■ **Supplied material**:

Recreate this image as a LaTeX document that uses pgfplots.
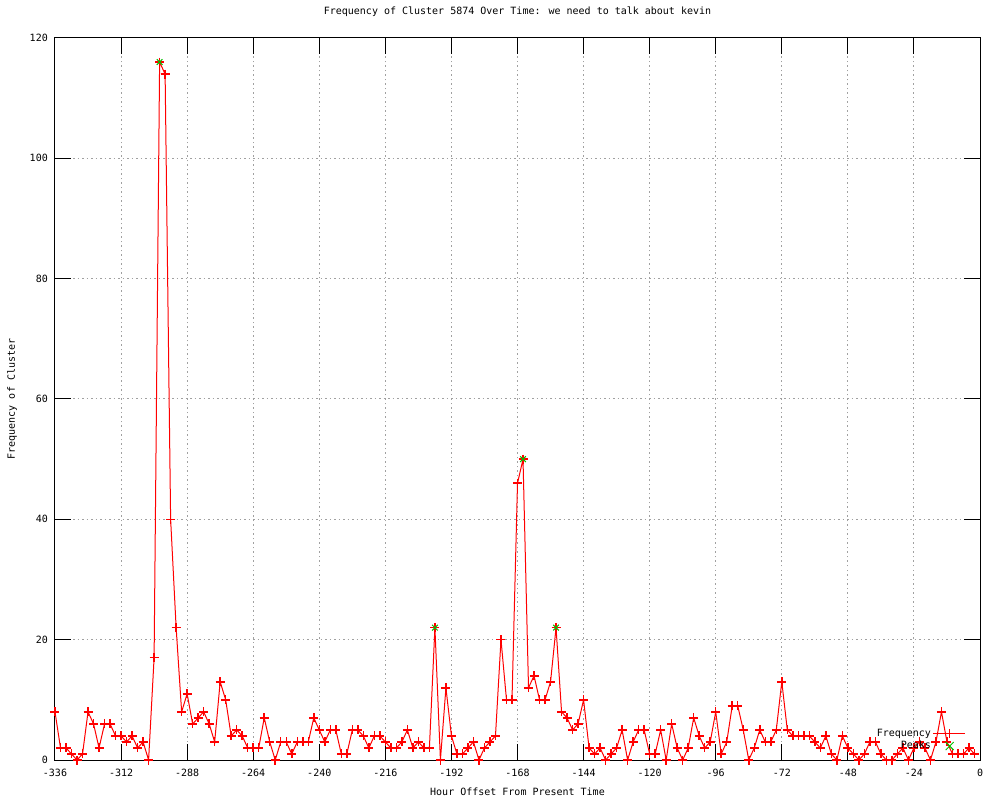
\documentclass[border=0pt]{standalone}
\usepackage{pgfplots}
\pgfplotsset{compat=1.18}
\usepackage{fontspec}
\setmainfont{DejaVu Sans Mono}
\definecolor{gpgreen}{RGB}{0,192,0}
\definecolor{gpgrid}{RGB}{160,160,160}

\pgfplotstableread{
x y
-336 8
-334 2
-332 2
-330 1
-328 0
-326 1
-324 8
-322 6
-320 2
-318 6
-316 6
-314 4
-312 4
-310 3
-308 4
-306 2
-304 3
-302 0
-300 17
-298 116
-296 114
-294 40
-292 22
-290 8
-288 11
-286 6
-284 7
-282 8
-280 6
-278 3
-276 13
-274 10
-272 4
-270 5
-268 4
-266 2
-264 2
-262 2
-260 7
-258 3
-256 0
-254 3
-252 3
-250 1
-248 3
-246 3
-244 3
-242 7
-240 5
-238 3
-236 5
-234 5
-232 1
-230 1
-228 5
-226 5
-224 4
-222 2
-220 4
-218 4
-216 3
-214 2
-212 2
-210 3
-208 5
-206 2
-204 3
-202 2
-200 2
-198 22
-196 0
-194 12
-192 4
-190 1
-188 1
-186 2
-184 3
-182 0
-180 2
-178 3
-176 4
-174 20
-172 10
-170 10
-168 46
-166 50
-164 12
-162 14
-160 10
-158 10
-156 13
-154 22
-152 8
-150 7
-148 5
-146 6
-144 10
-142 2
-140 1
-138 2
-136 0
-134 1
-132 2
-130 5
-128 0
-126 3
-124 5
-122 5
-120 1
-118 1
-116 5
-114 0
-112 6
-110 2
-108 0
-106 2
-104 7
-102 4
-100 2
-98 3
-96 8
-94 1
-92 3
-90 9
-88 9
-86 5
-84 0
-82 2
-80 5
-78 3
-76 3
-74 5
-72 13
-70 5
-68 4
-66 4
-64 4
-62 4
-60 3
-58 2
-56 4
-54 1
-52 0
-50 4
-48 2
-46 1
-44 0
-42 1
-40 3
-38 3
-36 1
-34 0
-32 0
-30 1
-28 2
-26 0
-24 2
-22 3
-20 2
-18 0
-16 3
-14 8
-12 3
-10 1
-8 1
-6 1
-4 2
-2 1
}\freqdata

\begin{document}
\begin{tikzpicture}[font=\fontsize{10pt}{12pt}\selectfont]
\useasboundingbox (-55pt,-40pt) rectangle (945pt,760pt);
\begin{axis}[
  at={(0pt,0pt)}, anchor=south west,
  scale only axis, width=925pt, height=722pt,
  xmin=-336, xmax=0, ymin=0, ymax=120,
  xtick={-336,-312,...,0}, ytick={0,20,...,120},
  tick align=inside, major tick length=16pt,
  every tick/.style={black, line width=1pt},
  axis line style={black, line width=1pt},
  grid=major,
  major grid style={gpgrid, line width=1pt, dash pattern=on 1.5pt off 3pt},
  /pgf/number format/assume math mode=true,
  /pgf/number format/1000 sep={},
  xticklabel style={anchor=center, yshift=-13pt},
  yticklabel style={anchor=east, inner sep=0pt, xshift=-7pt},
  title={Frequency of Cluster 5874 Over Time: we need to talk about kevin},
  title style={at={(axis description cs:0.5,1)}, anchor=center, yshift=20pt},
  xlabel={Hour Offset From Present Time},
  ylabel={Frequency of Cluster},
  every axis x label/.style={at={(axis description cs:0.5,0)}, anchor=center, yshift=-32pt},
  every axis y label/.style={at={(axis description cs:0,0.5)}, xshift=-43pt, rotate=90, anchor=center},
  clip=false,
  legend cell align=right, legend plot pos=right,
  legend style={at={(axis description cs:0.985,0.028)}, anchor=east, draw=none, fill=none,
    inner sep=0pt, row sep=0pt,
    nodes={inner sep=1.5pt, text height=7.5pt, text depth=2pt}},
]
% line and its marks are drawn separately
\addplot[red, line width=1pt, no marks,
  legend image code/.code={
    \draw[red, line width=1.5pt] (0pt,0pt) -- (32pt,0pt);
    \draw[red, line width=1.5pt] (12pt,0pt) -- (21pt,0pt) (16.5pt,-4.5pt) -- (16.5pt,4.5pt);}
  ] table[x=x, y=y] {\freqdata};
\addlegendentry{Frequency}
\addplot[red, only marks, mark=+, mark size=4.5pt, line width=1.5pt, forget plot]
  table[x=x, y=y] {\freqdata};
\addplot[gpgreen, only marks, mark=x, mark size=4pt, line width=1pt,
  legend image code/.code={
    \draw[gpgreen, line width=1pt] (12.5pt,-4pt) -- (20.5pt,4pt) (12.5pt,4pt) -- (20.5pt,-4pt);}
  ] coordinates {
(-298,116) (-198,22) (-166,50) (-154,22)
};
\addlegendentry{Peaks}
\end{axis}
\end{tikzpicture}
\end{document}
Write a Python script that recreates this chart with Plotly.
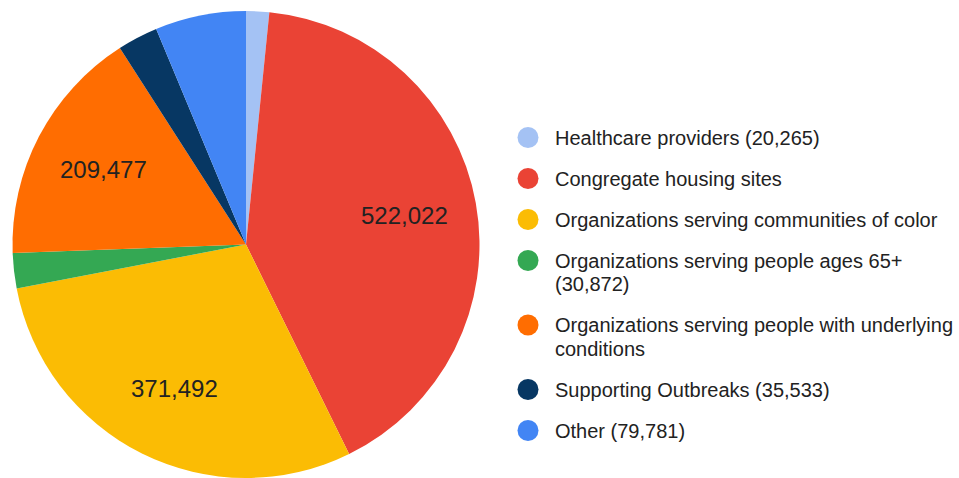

■ **Stated exercise**:
Can you repeat every record above exactly, apart from the pictures?

■ **Result for this task**:
Recreate this image as a LaTeX document that uses pgfplots.
\documentclass[border=0pt]{standalone}
\usepackage{pgfplots}
\pgfplotsset{compat=1.18}
\usepackage{fontspec}
\setmainfont{DejaVu Sans Mono}
\definecolor{gpgreen}{RGB}{0,192,0}
\definecolor{gpgrid}{RGB}{160,160,160}

\pgfplotstableread{
x y
-336 8
-334 2
-332 2
-330 1
-328 0
-326 1
-324 8
-322 6
-320 2
-318 6
-316 6
-314 4
-312 4
-310 3
-308 4
-306 2
-304 3
-302 0
-300 17
-298 116
-296 114
-294 40
-292 22
-290 8
-288 11
-286 6
-284 7
-282 8
-280 6
-278 3
-276 13
-274 10
-272 4
-270 5
-268 4
-266 2
-264 2
-262 2
-260 7
-258 3
-256 0
-254 3
-252 3
-250 1
-248 3
-246 3
-244 3
-242 7
-240 5
-238 3
-236 5
-234 5
-232 1
-230 1
-228 5
-226 5
-224 4
-222 2
-220 4
-218 4
-216 3
-214 2
-212 2
-210 3
-208 5
-206 2
-204 3
-202 2
-200 2
-198 22
-196 0
-194 12
-192 4
-190 1
-188 1
-186 2
-184 3
-182 0
-180 2
-178 3
-176 4
-174 20
-172 10
-170 10
-168 46
-166 50
-164 12
-162 14
-160 10
-158 10
-156 13
-154 22
-152 8
-150 7
-148 5
-146 6
-144 10
-142 2
-140 1
-138 2
-136 0
-134 1
-132 2
-130 5
-128 0
-126 3
-124 5
-122 5
-120 1
-118 1
-116 5
-114 0
-112 6
-110 2
-108 0
-106 2
-104 7
-102 4
-100 2
-98 3
-96 8
-94 1
-92 3
-90 9
-88 9
-86 5
-84 0
-82 2
-80 5
-78 3
-76 3
-74 5
-72 13
-70 5
-68 4
-66 4
-64 4
-62 4
-60 3
-58 2
-56 4
-54 1
-52 0
-50 4
-48 2
-46 1
-44 0
-42 1
-40 3
-38 3
-36 1
-34 0
-32 0
-30 1
-28 2
-26 0
-24 2
-22 3
-20 2
-18 0
-16 3
-14 8
-12 3
-10 1
-8 1
-6 1
-4 2
-2 1
}\freqdata

\begin{document}
\begin{tikzpicture}[font=\fontsize{10pt}{12pt}\selectfont]
\useasboundingbox (-55pt,-40pt) rectangle (945pt,760pt);
\begin{axis}[
  at={(0pt,0pt)}, anchor=south west,
  scale only axis, width=925pt, height=722pt,
  xmin=-336, xmax=0, ymin=0, ymax=120,
  xtick={-336,-312,...,0}, ytick={0,20,...,120},
  tick align=inside, major tick length=16pt,
  every tick/.style={black, line width=1pt},
  axis line style={black, line width=1pt},
  grid=major,
  major grid style={gpgrid, line width=1pt, dash pattern=on 1.5pt off 3pt},
  /pgf/number format/assume math mode=true,
  /pgf/number format/1000 sep={},
  xticklabel style={anchor=center, yshift=-13pt},
  yticklabel style={anchor=east, inner sep=0pt, xshift=-7pt},
  title={Frequency of Cluster 5874 Over Time: we need to talk about kevin},
  title style={at={(axis description cs:0.5,1)}, anchor=center, yshift=20pt},
  xlabel={Hour Offset From Present Time},
  ylabel={Frequency of Cluster},
  every axis x label/.style={at={(axis description cs:0.5,0)}, anchor=center, yshift=-32pt},
  every axis y label/.style={at={(axis description cs:0,0.5)}, xshift=-43pt, rotate=90, anchor=center},
  clip=false,
  legend cell align=right, legend plot pos=right,
  legend style={at={(axis description cs:0.985,0.028)}, anchor=east, draw=none, fill=none,
    inner sep=0pt, row sep=0pt,
    nodes={inner sep=1.5pt, text height=7.5pt, text depth=2pt}},
]
% line and its marks are drawn separately
\addplot[red, line width=1pt, no marks,
  legend image code/.code={
    \draw[red, line width=1.5pt] (0pt,0pt) -- (32pt,0pt);
    \draw[red, line width=1.5pt] (12pt,0pt) -- (21pt,0pt) (16.5pt,-4.5pt) -- (16.5pt,4.5pt);}
  ] table[x=x, y=y] {\freqdata};
\addlegendentry{Frequency}
\addplot[red, only marks, mark=+, mark size=4.5pt, line width=1.5pt, forget plot]
  table[x=x, y=y] {\freqdata};
\addplot[gpgreen, only marks, mark=x, mark size=4pt, line width=1pt,
  legend image code/.code={
    \draw[gpgreen, line width=1pt] (12.5pt,-4pt) -- (20.5pt,4pt) (12.5pt,4pt) -- (20.5pt,-4pt);}
  ] coordinates {
(-298,116) (-198,22) (-166,50) (-154,22)
};
\addlegendentry{Peaks}
\end{axis}
\end{tikzpicture}
\end{document}
Write a Python script that recreates this chart with Plotly.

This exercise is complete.